### PROBLEM TO WORK ON
Line by line, repeat the data below exactly, beginning at the first line and ending at the line with "const aggSeries = [agg80, agg76, agg73, agg70, agg60];". Omit pictures.

+++ SUPPLIED MATERIAL

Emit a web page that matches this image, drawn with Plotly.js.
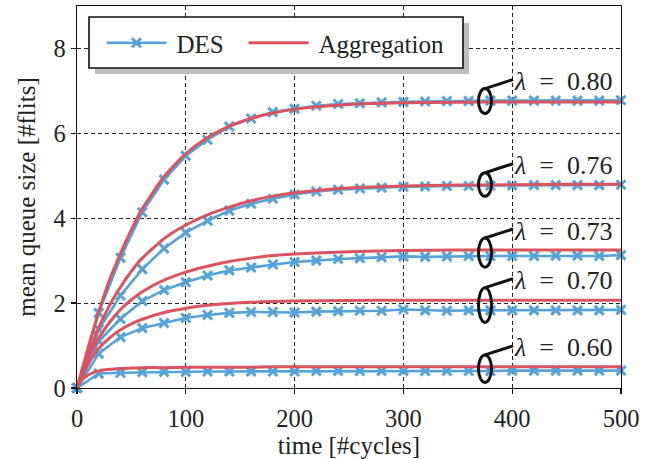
<!DOCTYPE html>
<html>
<head>
<meta charset="utf-8">
<script src="https://cdn.plot.ly/plotly-3.0.1.min.js"></script>
<style>
html,body{margin:0;padding:0;background:#fff;}
#chart{width:654px;height:459px;}
</style>
</head>
<body>
<div id="chart"></div>
<script>
// ---------- data ----------
const desX = [0,20,40,60,80,100,120,140,160,180,200,220,240,260,280,300,320,340,360,380,400,420,440,460,480,500];
const des80 = [0,1.77,3.07,4.14,4.91,5.47,5.85,6.16,6.35,6.50,6.58,6.65,6.69,6.71,6.73,6.74,6.75,6.76,6.76,6.77,6.77,6.77,6.77,6.77,6.77,6.78];
const des76 = [0,1.38,2.18,2.80,3.29,3.66,3.94,4.18,4.34,4.46,4.56,4.63,4.67,4.70,4.72,4.74,4.75,4.76,4.76,4.77,4.77,4.78,4.78,4.78,4.78,4.79];
const des73 = [0,1.10,1.63,2.05,2.31,2.49,2.65,2.77,2.84,2.91,2.97,3.00,3.04,3.06,3.08,3.10,3.09,3.10,3.11,3.11,3.11,3.11,3.12,3.12,3.11,3.13];
const des70 = [0,0.81,1.20,1.41,1.53,1.65,1.72,1.77,1.79,1.79,1.78,1.80,1.81,1.82,1.82,1.85,1.83,1.82,1.83,1.83,1.83,1.83,1.83,1.83,1.83,1.84];
const des60 = [0,0.34,0.36,0.37,0.38,0.38,0.39,0.39,0.39,0.39,0.39,0.40,0.40,0.40,0.40,0.40,0.40,0.40,0.40,0.40,0.41,0.41,0.41,0.41,0.41,0.41];

const aggX = [0,5,10,15,20,30,40,50,60,80,100,120,140,160,180,200,250,300,350,400,450,500];
const agg80 = [0,0.47,0.93,1.37,1.80,2.55,3.17,3.73,4.22,4.98,5.52,5.90,6.17,6.35,6.48,6.57,6.68,6.72,6.73,6.74,6.74,6.74];
const agg76 = [0,0.40,0.77,1.10,1.42,1.95,2.38,2.75,3.06,3.52,3.84,4.08,4.26,4.41,4.52,4.60,4.71,4.76,4.78,4.79,4.80,4.80];
const agg73 = [0,0.36,0.68,0.95,1.18,1.55,1.85,2.08,2.27,2.54,2.73,2.87,2.98,3.06,3.12,3.16,3.21,3.24,3.25,3.25,3.25,3.25];
const agg70 = [0,0.30,0.55,0.76,0.93,1.18,1.37,1.51,1.62,1.78,1.88,1.95,1.99,2.02,2.04,2.05,2.06,2.07,2.07,2.07,2.07,2.07];
const agg60 = [0,0.20,0.30,0.36,0.40,0.44,0.46,0.47,0.48,0.48,0.49,0.49,0.49,0.49,0.50,0.50,0.50,0.50,0.50,0.50,0.50,0.50];

const lambdaLabels = ['0.80','0.76','0.73','0.70','0.60'];
const desSeries = [des80, des76, des73, des70, des60];
const aggSeries = [agg80, agg76, agg73, agg70, agg60];

const xTicks = [0,100,200,300,400,500];
const yTicks = [0,2,4,6,8];
const legendNames = ['DES','Aggregation'];
const xTitle = 'time [#cycles]';
const yTitle = 'mean queue size [#flits]';

// ---------- style ----------
const BLUE = '#55a3d6';
const RED = '#d9545f';
const FONT = "'Liberation Serif', 'Times New Roman', serif";
const TXT = '#222';
const labelX = 375;
const M = {l:77, r:33, t:6, b:71};
const W = 654 - M.l - M.r;
const H = 459 - M.t - M.b;
const yRange = [0, 9];
const pxPerUnit = H / (yRange[1] - yRange[0]);
const px2paperX = p => (p - M.l) / W;
const px2paperY = p => 1 - (p - M.t) / H;

const traces = [];
desSeries.forEach((ys, i) => {
  traces.push({
    type:'scatter', mode:'lines+markers', x: desX, y: ys,
    name: '\u2009' + legendNames[0], legendgroup:'des', showlegend: i === 0,
    legendwidth: 67,
    line:{color:BLUE, width:2.6},
    marker:{symbol:'x-thin', size:9, color:BLUE, line:{color:BLUE, width:3}},
    cliponaxis:false
  });
});
aggSeries.forEach((ys, i) => {
  traces.push({
    type:'scatter', mode:'lines', x: aggX, y: ys,
    name: '\u2009' + legendNames[1], legendgroup:'agg', showlegend: i === 0,
    legendwidth: 140,
    line:{color:RED, width:3, shape:'spline', smoothing:0.6}
  });
});

const shapes = [];
const annotations = [];

// legend frame with drop shadow
const box = {l:89, r:463, t:17, b:68}, sh = 6;
shapes.push({type:'rect', xref:'paper', yref:'paper',
  x0:px2paperX(box.l+sh), x1:px2paperX(box.r+sh), y0:px2paperY(box.b+sh), y1:px2paperY(box.t+sh),
  fillcolor:'#bdbdc0', line:{width:0}, layer:'above'});
shapes.push({type:'rect', xref:'paper', yref:'paper',
  x0:px2paperX(box.l), x1:px2paperX(box.r), y0:px2paperY(box.b), y1:px2paperY(box.t),
  fillcolor:'#fff', line:{color:'#111', width:1.6}, layer:'above'});

lambdaLabels.forEach((lab, i) => {
  const d = desSeries[i][desSeries[i].length - 1];
  const a = aggSeries[i][aggSeries[i].length - 1];
  const c = (d + a) / 2;
  const h = 23 + Math.abs(a - d) * pxPerUnit * 1.2;
  shapes.push({
    type:'circle', xref:'x', yref:'y', xsizemode:'pixel', ysizemode:'pixel',
    xanchor: labelX, yanchor: c, x0:-6.5, x1:6.5, y0:-h/2, y1:h/2,
    line:{color:'#111', width:3}, layer:'above'
  });
  shapes.push({
    type:'path', xref:'x', yref:'y', xsizemode:'pixel', ysizemode:'pixel',
    xanchor: labelX, yanchor: c,
    path: `M 0,${h/2} L 28,${h/2 + 9}`,
    line:{color:'#111', width:3}, layer:'above'
  });
  annotations.push({
    x: labelX, y: c, xref:'x', yref:'y', xanchor:'left', yanchor:'middle',
    xshift: 27, yshift: h/2 + 7, showarrow:false,
    text: '<i>λ</i>\u2002=\u2002' + lab,
    font:{family:FONT, size:26, color:TXT}
  });
});

const axisCommon = {
  showline:true, linecolor:'#111', linewidth:1.4, mirror:true,
  ticks:'outside', ticklen:5, tickwidth:1.3, tickcolor:'#111',
  showgrid:true, gridcolor:'#222', gridwidth:1, griddash:'4px,3px',
  zeroline:false, tickfont:{family:FONT, size:24.5, color:TXT}
};

const layout = {
  width:654, height:459, margin:M,
  paper_bgcolor:'#fff', plot_bgcolor:'#fff',
  font:{family:FONT, size:25, color:TXT},
  showlegend:true,
  legend:{
    orientation:'h', x:px2paperX(101.5), y:px2paperY(43), xanchor:'left', yanchor:'middle',
    bgcolor:'rgba(0,0,0,0)', borderwidth:0,
    font:{family:FONT, size:25, color:TXT},
    itemwidth:60, traceorder:'normal'
  },
  xaxis: Object.assign({}, axisCommon, {
    range:[0,500], tickvals:xTicks, ticktext:xTicks.map(String), ticklabelstandoff:3,
    title:{text:xTitle, font:{family:FONT, size:25, color:TXT}, standoff:8}
  }),
  yaxis: Object.assign({}, axisCommon, {
    range:yRange, tickvals:yTicks, ticktext:yTicks.map(String),
    title:{text:yTitle, font:{family:FONT, size:25, color:TXT}, standoff:10}
  }),
  shapes: shapes,
  annotations: annotations
};

Plotly.newPlot('chart', traces, layout, {staticPlot:true, displayModeBar:false});
</script>
</body>
</html>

++++++

### ANSWER TO THIS TASK
Emit a web page that matches this image, drawn with Plotly.js.
<!DOCTYPE html>
<html>
<head>
<meta charset="utf-8">
<script src="https://cdn.plot.ly/plotly-3.0.1.min.js"></script>
<style>
html,body{margin:0;padding:0;background:#fff;}
#chart{width:654px;height:459px;}
</style>
</head>
<body>
<div id="chart"></div>
<script>
// ---------- data ----------
const desX = [0,20,40,60,80,100,120,140,160,180,200,220,240,260,280,300,320,340,360,380,400,420,440,460,480,500];
const des80 = [0,1.77,3.07,4.14,4.91,5.47,5.85,6.16,6.35,6.50,6.58,6.65,6.69,6.71,6.73,6.74,6.75,6.76,6.76,6.77,6.77,6.77,6.77,6.77,6.77,6.78];
const des76 = [0,1.38,2.18,2.80,3.29,3.66,3.94,4.18,4.34,4.46,4.56,4.63,4.67,4.70,4.72,4.74,4.75,4.76,4.76,4.77,4.77,4.78,4.78,4.78,4.78,4.79];
const des73 = [0,1.10,1.63,2.05,2.31,2.49,2.65,2.77,2.84,2.91,2.97,3.00,3.04,3.06,3.08,3.10,3.09,3.10,3.11,3.11,3.11,3.11,3.12,3.12,3.11,3.13];
const des70 = [0,0.81,1.20,1.41,1.53,1.65,1.72,1.77,1.79,1.79,1.78,1.80,1.81,1.82,1.82,1.85,1.83,1.82,1.83,1.83,1.83,1.83,1.83,1.83,1.83,1.84];
const des60 = [0,0.34,0.36,0.37,0.38,0.38,0.39,0.39,0.39,0.39,0.39,0.40,0.40,0.40,0.40,0.40,0.40,0.40,0.40,0.40,0.41,0.41,0.41,0.41,0.41,0.41];

const aggX = [0,5,10,15,20,30,40,50,60,80,100,120,140,160,180,200,250,300,350,400,450,500];
const agg80 = [0,0.47,0.93,1.37,1.80,2.55,3.17,3.73,4.22,4.98,5.52,5.90,6.17,6.35,6.48,6.57,6.68,6.72,6.73,6.74,6.74,6.74];
const agg76 = [0,0.40,0.77,1.10,1.42,1.95,2.38,2.75,3.06,3.52,3.84,4.08,4.26,4.41,4.52,4.60,4.71,4.76,4.78,4.79,4.80,4.80];
const agg73 = [0,0.36,0.68,0.95,1.18,1.55,1.85,2.08,2.27,2.54,2.73,2.87,2.98,3.06,3.12,3.16,3.21,3.24,3.25,3.25,3.25,3.25];
const agg70 = [0,0.30,0.55,0.76,0.93,1.18,1.37,1.51,1.62,1.78,1.88,1.95,1.99,2.02,2.04,2.05,2.06,2.07,2.07,2.07,2.07,2.07];
const agg60 = [0,0.20,0.30,0.36,0.40,0.44,0.46,0.47,0.48,0.48,0.49,0.49,0.49,0.49,0.50,0.50,0.50,0.50,0.50,0.50,0.50,0.50];

const lambdaLabels = ['0.80','0.76','0.73','0.70','0.60'];
const desSeries = [des80, des76, des73, des70, des60];
const aggSeries = [agg80, agg76, agg73, agg70, agg60];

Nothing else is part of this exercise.